- The Washington Times - Friday, December 6, 2002

President Bush yesterday removed his shoes, entered a mosque and praised Islam for inspiring "countless individuals to lead lives of honesty, integrity, and morality."
For the second time since the September 11 terrorist attacks, the president yesterday visited Washington's oldest mosque, the Islamic Center, where Muslims from 75 nations gather to worship. Mr. Bush marked the end of the Muslim holy month of Ramadan by praising Islam as a hopeful religion of mercy and tolerance.
"Islam affirms God's justice and insists on man's moral responsibility," said the president, flanked by a half-dozen imams. "Islam gave birth to a rich civilization of learning that has benefited mankind."
The overture to Muslims came four days after religious broadcaster Pat Robertson said Mr. Bush "ignores history" by not acknowledging that Islam is "violent at its core."
In an interview with The Washington Times last month, Mr. Robertson said he understood the president's political need for support from the Muslim world in the war on terrorism, but said the president should not speak about Islam as a religion and that he "is not elected as chief theologian."
The conservative commentator accused the president of succumbing to "political correctness" by praising the religion of terrorists who attacked America on September 11.
Mr. Robertson repeated that accusation on ABC's "This Week." The host, former Clinton aide George Stephanopoulos called the disagreement "a theological dispute which is driving a political wedge between President Bush and some of his conservative Christian allies."
That characterization was disputed yesterday by the White House.
"This may be an area where they disagree," a senior administration official said of Mr. Bush and his conservative Christian allies. "But there are areas of agreement."
The director of the Islamic Center, Abdullah Khouj, praised the president's visit and told him that it demonstrated "the value of human tolerance, a virtue taught by Islam and practiced here in America."
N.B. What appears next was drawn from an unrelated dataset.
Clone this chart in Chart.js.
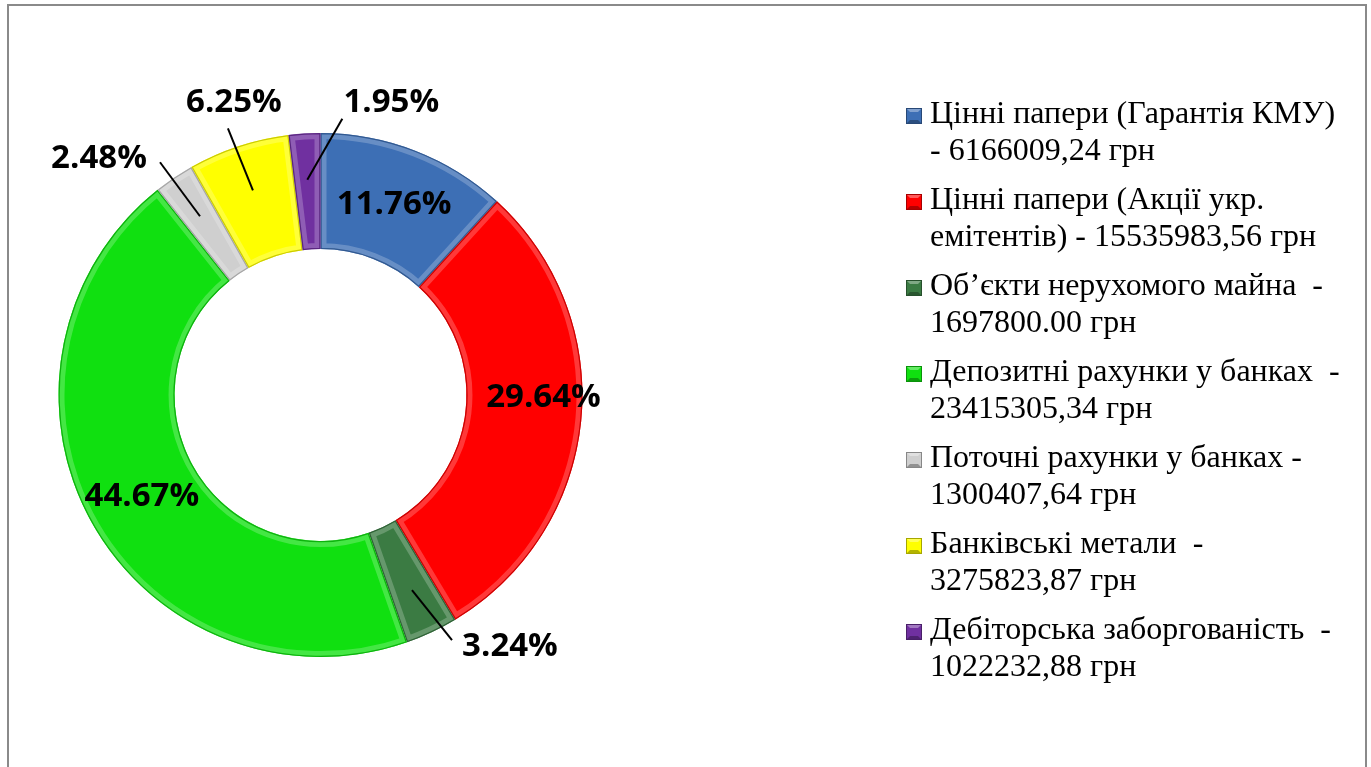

The president's visit came one day after a Pew Foundation poll found widespread anti-Americanism in some Muslim nations. With the United States preparing for war with Iraq, the administration is eager to mitigate rising tensions on the "Arab street."
White House Press Secretary Ari Fleischer said Mr. Bush "acknowledged the United States has a job to do and we have to bring people together between the United States and the Muslim world."
To that end, Mr. Bush praised American Muslims for "upholding our nation's ideals of liberty and justice in a world at peace."
"Millions of our fellow Americans practice the Muslim faith," said Mr. Bush, a born-again Christian. "They lead lives of honesty and justice and compassion."
Mr. Robertson first criticized Mr. Bush in The Washington Times interview last month.
When Mr. Stephanopoulos reminded him of this quote, Mr. Robertson refused to back down from his assessment of the president's view of Islam.
"It ignores history," he said. "Any student of history knows that it's not a peaceful religion."
"It's violent at its core," he said. "There is absolute virulent hatred of Jews, and the idea that every Jew has got to be killed before the culmination of the age. That's what Islam teaches, and I think that's violent."
Other conservative religious figures have spoken out in recent months against Mr. Bush's frequent statements about the peaceful nature of Islam, including the Rev. Franklin Graham and the Rev. Jerry Falwell, the latter of whom called Islam's prophet Muhammad a "terrorist."
Deputy White House Press Secretary Scott McClellan disagreed.
"The president believes that America is a nation that welcomes people of all faiths Christian, Jew, Muslim, Hindu, Sikh and many others," he told The Times. "He's made it very clear that the war on terrorism is not a war about religion. It's a war about good vs. evil."
Mr. Bush is not the only administration official making overtures to Muslims in recent weeks. Others who have participated in Ramadan events include National Security Advisor Condoleezza Rice, Secretary of State Colin L. Powell, Commerce Secretary Donald L. Evans and Treasury Secretary Paul H. O'Neill.